## What the task requires
Copy out every line containing the word "matplotlib".

## Stored data
--- begin ---

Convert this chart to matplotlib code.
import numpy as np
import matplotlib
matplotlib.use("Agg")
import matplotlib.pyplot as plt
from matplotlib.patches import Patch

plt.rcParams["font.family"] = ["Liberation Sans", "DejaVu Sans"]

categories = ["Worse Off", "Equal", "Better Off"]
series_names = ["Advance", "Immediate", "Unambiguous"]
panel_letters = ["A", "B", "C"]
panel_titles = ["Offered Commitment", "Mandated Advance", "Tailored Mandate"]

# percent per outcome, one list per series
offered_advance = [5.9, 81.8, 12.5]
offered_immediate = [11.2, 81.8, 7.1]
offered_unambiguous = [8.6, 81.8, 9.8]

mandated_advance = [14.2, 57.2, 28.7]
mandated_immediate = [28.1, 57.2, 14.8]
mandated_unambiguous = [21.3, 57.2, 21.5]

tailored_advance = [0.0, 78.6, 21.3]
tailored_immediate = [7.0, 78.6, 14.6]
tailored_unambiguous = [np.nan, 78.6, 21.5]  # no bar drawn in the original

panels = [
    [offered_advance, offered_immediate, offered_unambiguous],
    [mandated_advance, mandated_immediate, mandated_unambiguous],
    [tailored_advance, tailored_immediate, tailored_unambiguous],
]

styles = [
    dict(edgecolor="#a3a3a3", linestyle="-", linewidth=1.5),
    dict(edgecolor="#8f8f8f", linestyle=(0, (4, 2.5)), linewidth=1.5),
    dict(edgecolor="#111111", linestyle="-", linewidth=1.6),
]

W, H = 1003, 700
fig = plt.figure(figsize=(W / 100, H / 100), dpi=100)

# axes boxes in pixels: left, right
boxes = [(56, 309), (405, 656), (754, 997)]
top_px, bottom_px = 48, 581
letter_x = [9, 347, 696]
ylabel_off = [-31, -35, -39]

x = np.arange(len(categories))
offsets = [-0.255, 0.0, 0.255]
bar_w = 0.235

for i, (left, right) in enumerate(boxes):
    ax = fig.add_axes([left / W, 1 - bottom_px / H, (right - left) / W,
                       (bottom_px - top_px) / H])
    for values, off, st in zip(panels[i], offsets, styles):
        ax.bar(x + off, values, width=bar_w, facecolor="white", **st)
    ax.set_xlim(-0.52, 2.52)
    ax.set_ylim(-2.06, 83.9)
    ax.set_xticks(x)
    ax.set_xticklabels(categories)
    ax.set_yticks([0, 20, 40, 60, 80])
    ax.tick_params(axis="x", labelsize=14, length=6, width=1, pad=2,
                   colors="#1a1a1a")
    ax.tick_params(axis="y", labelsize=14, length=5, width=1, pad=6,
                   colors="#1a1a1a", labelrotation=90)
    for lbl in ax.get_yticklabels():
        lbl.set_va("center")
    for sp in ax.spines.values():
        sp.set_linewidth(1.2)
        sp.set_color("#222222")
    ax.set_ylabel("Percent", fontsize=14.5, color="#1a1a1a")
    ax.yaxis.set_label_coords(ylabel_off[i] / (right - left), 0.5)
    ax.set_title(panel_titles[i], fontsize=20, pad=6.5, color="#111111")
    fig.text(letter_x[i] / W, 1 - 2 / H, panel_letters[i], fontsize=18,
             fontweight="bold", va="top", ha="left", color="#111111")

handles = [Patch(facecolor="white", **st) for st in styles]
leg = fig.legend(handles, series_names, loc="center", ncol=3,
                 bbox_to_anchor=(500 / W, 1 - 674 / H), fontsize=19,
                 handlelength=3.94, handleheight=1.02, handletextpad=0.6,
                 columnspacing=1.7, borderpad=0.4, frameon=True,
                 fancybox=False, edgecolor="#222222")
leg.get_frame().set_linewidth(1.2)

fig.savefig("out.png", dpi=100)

--- end ---

## Answer in full
Convert this chart to matplotlib code.
import matplotlib
matplotlib.use("Agg")
import matplotlib.pyplot as plt
from matplotlib.patches import Patch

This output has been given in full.